Sex Drive does not cover a lot of new ground from a narrative perspective; representing a merger of American Pie, Road Trip and Rob Reiner’s The Sure Thing. However, the jokes work; the film is consistently entertaining and laugh-out-loud hilarious, making the trip wholly worthwhile regardless of its shallow plotting. There are a few quick, cheap gags, but they are almost always effective, and the talented cast clearly improvised entire segments of dialogue to add to the array of witty jokes and one-liners. Sure, humour is subjective so it seems meaningless to keep stating that the film is hilarious, but rest assured if you enjoy raunchy humour then you will doubtlessly enjoy Sex Drive. Plus, to the credit of the filmmakers, the film is taut and fast-paced, making for an enjoyable romp that at no point grows boring or tedious.
Tonally, Sex Drive is all over the map – purely outlandish in one scene, clever the next, and then sweet – but there is a method to the madness of writers Sean Anders and John Morris, who were simply trying to avoid making a cheap, throwaway slice of teen sex movie fodder. The film begins as a disposable (but nonetheless hilarious) American comedy, but eventually throws a curveball – the three main characters develop personalities, while Ian and Felicia’s friendship is realistically gentle, warm and at times uncomfortable. There are a few moments which display genuine heart, especially the scenes acknowledging Ian and Felicia’s mutual feelings for one another that they cannot act upon. To be fair, there is a sufficient amount of female nudity and raunchy humour to remind us of what Sex Drive truly is, but the character dynamics are more thoughtful than a more run-of-the-mill comedy. In addition, director Anders is clearly a clever filmmaker – he especially shows great innovation in scenes displaying Ian’s online conversations with his internet dalliance, with the chat windows appearing in the air beside Ian like captions in a comic book. It is a creative way to visualise what would otherwise be humdrum scenes of a guy on his laptop.
Leading the hysterical troupe of actors is Josh Zuckerman (Surviving Christmas) in the role of Ian. Zuckerman is sort of a goofy mishmash of Alan Cumming and Zach Braff, and in Sex Drive he summoned the same brand of boyish zest and uncomfortable innocence that worked so well for Jason Biggs in American Pie a decade earlier. Zuckerman was given plenty of amusing material to work with, and he carried out his duties to a high standard. Playing the feisty Felicia is Amanda Crew (Final Destination 3), who’s a strong performer with charisma and a winning personality to make anyone fall for her. The highlight of the bunch, though, is Clark Duke in a star-making performance as Lance. In any other film, Duke – with glasses and his pudgy physique – would be a geeky, socially-awkward misfit who’s hopeless around girls, but in Sex Drive he’s a smooth, debonair playboy and a ladies man who has girls fawning over him.

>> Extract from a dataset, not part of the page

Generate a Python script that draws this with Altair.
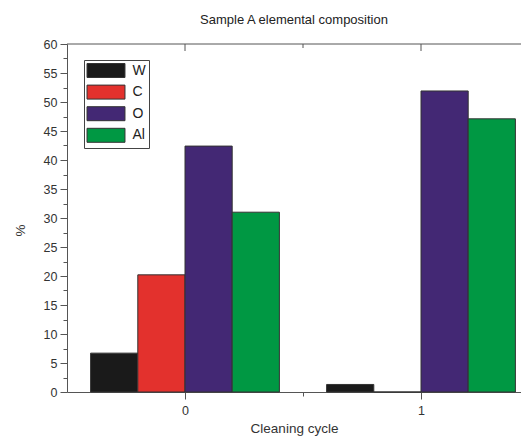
import altair as alt
import pandas as pd

cycles = [0, 1]
elements = ["W", "C", "O", "Al"]
w_vals = [6.7, 1.3]
c_vals = [20.2, 0.0]
o_vals = [42.4, 51.9]
al_vals = [31.0, 47.1]
colors = ["#1a1a1a", "#e3312d", "#432874", "#009843"]
y_ticks = [i * 2.5 for i in range(25)]
x_ticks = [0, 0.5, 1]
top_major = [0, 1]
top_minor = [0.5]

series = {"W": w_vals, "C": c_vals, "O": o_vals, "Al": al_vals}
rows = []
for i, el in enumerate(elements):
    for j, cyc in enumerate(cycles):
        off = (i - 1.5) * 0.2
        rows.append({"cycle": cyc, "element": el, "value": series[el][j],
                     "x0": cyc + off - 0.1, "x1": cyc + off + 0.1})
df = pd.DataFrame(rows)

W, H = 454, 348
FONT = "Liberation Sans"
xscale = alt.Scale(domain=[-0.5, -0.5 + W / 236.0], nice=False, zero=False)
yscale = alt.Scale(domain=[0, 60], nice=False)

xaxis = alt.Axis(values=x_ticks, format="~g",
                 labelExpr="datum.value == 0.5 ? '' : datum.label",
                 tickSize={"condition": {"test": "datum.value == 0.5", "value": 4}, "value": 7},
                 grid=False, labelFontSize=12.5, labelPadding=5, labelColor="#333",
                 domainColor="#555", tickColor="#555", titleFontSize=13.5,
                 titleFontWeight="normal", titleColor="#333", titleBaseline="alphabetic",
                 titleY=40, labelFont=FONT, titleFont=FONT)
yaxis = alt.Axis(values=y_ticks, labelExpr="datum.value % 5 == 0 ? datum.label : ''",
                 tickSize={"condition": {"test": "datum.value % 5 != 0", "value": 4}, "value": 7},
                 grid=False, labelFontSize=12.5, labelPadding=3, labelColor="#333",
                 domainColor="#555", tickColor="#555", titleFontSize=13.5,
                 titleFontWeight="normal", titleColor="#333", titleX=-47, titleY=186,
                 titleAngle=-90, titleAlign="center", titleBaseline="middle",
                 labelFont=FONT, titleFont=FONT)

bars = alt.Chart(df).mark_bar(stroke="#333", strokeWidth=1).encode(
    x=alt.X("x0:Q", scale=xscale, axis=xaxis, title="Cleaning cycle"),
    x2="x1:Q",
    y=alt.Y("value:Q", scale=yscale, axis=yaxis, title="%"),
    y2=alt.datum(0),
    fill=alt.Fill("element:N", scale=alt.Scale(domain=elements, range=colors),
                  legend=alt.Legend(title=None, orient="none", legendX=17, legendY=16,
                                    symbolType="M-2.71,-1H2.71V1H-2.71Z", symbolSize=196,
                                    symbolStrokeColor="#333", symbolStrokeWidth=1,
                                    symbolOffset=11.5,
                                    labelFontSize=14, labelFont=FONT, labelColor="#222",
                                    strokeColor="#444", padding=3, rowPadding=2.6,
                                    labelOffset=19, symbolOpacity=1)),
)

top_line = alt.Chart(pd.DataFrame({"a": [0]})).mark_rule(color="#555").encode(
    x=alt.value(0), x2=alt.value(W), y=alt.value(0))
tmaj = alt.Chart(pd.DataFrame({"x0": top_major})).mark_rule(color="#555").encode(
    x=alt.X("x0:Q", scale=xscale, axis=xaxis, title="Cleaning cycle"),
    y=alt.value(0), y2=alt.value(7))
tmin = alt.Chart(pd.DataFrame({"x0": top_minor})).mark_rule(color="#555").encode(
    x=alt.X("x0:Q", scale=xscale, axis=xaxis, title="Cleaning cycle"),
    y=alt.value(0), y2=alt.value(4))

chart = alt.layer(bars, top_line, tmaj, tmin).properties(
    width=W, height=H,
    title=alt.TitleParams("Sample A elemental composition", fontSize=13, font=FONT,
                          fontWeight="normal", color="#222", frame="group",
                          anchor="middle", baseline="alphabetic", offset=1),
    padding={"left": 59, "top": 36, "right": 0, "bottom": 44},
    autosize="none",
).configure_view(stroke=None)

chart.save("out.html", embed_options={"renderer": "svg", "actions": False})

Fortunately, the supporting characters are just as hilarious as the leads. Unleashing his over-the-top comedic side, James Marsden (X-Men) is an absolute riot as Ian’s brother; endowing his role with the intensity of a rabid dog. Seth Green also shows up temporarily as an Amish car mechanic, and he’s a hilarious scene-stealer.
For the DVD of Sex Drive, Sean Anders and John Morris threw together an unrated extended cut of the film which runs for an extra 20 minutes. However, this is not a traditional extended version. Kicking off with an introduction by Anders and Morris themselves, it is a cut strictly for the fans. Not only does it include additional scenes and footage, but it also features ad-libbing, outtakes, and gratuitous additional nudity (generally in the form of random naked people being green-screened into a scene for no purpose at all). The theatrical cut is the movie the creators wanted to make; the unrated cut is merely self-indulgence for the filmmakers and the fans. Definitely watch the original version first.

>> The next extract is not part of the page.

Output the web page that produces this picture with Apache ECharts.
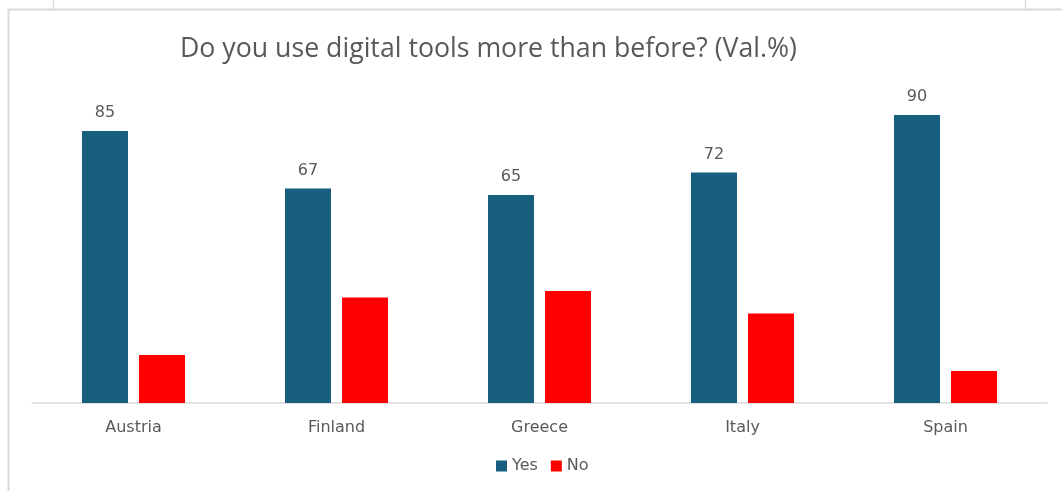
<!DOCTYPE html>
<html>
<head>
<meta charset="utf-8">
<style>
  html, body { margin: 0; padding: 0; background: #ffffff; }
  #chart { width: 1062px; height: 491px; }
</style>
<script src="https://cdn.jsdelivr.net/npm/echarts@6/dist/echarts.min.js"></script>
</head>
<body>
<div id="chart"></div>
<script>
// Survey answers per country, in percent
const countries = ['Austria', 'Finland', 'Greece', 'Italy', 'Spain'];
const yesValues = [85, 67, 65, 72, 90];
const noValues = [15, 33, 35, 28, 10];
const seriesNames = ['Yes', 'No'];
const titleText = 'Do you use digital tools more than before? (Val.%)';

const textGray = '#595959';
const frameGray = '#d9d9d9';
const labelFont = 'DejaVu Sans';

const chart = echarts.init(document.getElementById('chart'), null, { renderer: 'canvas' });

chart.setOption({
  backgroundColor: '#ffffff',
  animation: false,
  title: {
    text: titleText,
    left: 175,
    top: 31,
    textStyle: {
      color: textGray,
      fontFamily: 'Open Sans',
      fontSize: 26.7,
      fontWeight: 'normal'
    }
  },
  legend: {
    data: seriesNames,
    top: 453,
    left: 491,
    itemWidth: 11,
    itemHeight: 11,
    itemGap: 13,
    icon: 'rect',
    textStyle: { color: textGray, fontFamily: labelFont, fontSize: 16, padding: [0, 0, 0, 0] }
  },
  grid: { left: 32, right: 15, top: 83, bottom: 88, containLabel: false },
  xAxis: {
    type: 'category',
    data: countries,
    axisLine: { lineStyle: { color: frameGray, width: 1.5 } },
    axisTick: { show: false },
    axisLabel: {
      color: textGray,
      fontFamily: labelFont,
      fontSize: 16,
      margin: 17
    }
  },
  yAxis: {
    type: 'value',
    min: 0,
    max: 100,
    show: false,
    splitLine: { show: false }
  },
  series: [
    {
      name: seriesNames[0],
      type: 'bar',
      data: yesValues,
      barWidth: 46,
      barGap: '24%',
      itemStyle: { color: '#175e7f' },
      label: {
        show: true,
        position: 'top',
        distance: 10,
        color: textGray,
        fontFamily: labelFont,
        fontSize: 16
      }
    },
    {
      name: seriesNames[1],
      type: 'bar',
      data: noValues,
      barWidth: 46,
      itemStyle: { color: '#ff0000' }
    }
  ],
  graphic: [
    // surrounding frame lines
    { type: 'line', silent: true, shape: { x1: 8, y1: 9.5, x2: 1062, y2: 9.5 }, style: { stroke: frameGray, lineWidth: 2 } },
    { type: 'line', silent: true, shape: { x1: 8.5, y1: 9, x2: 8.5, y2: 491 }, style: { stroke: frameGray, lineWidth: 2 } },
    { type: 'line', silent: true, shape: { x1: 53.5, y1: 0, x2: 53.5, y2: 9 }, style: { stroke: frameGray, lineWidth: 1.5 } },
    { type: 'line', silent: true, shape: { x1: 1025.5, y1: 0, x2: 1025.5, y2: 9 }, style: { stroke: frameGray, lineWidth: 1.5 } }
  ]
});
</script>
</body>
</html>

The premise of Sex Drive is nothing new, but this is a very funny movie regardless of where its ideas were derived from, and the writing allows the plot to feel fresh and renewed. While nothing deep, this is a genuinely fun teen sex comedy that, for last of better word, had me laughing my ass off. Viewers seeking an enjoyable few hours of R-rated comedy should find Sex Drive to their taste. The film unfortunately sputtered and died at the box office during the theatrical run, but it really is worth picking up and watching. It may even develop into a cult classic.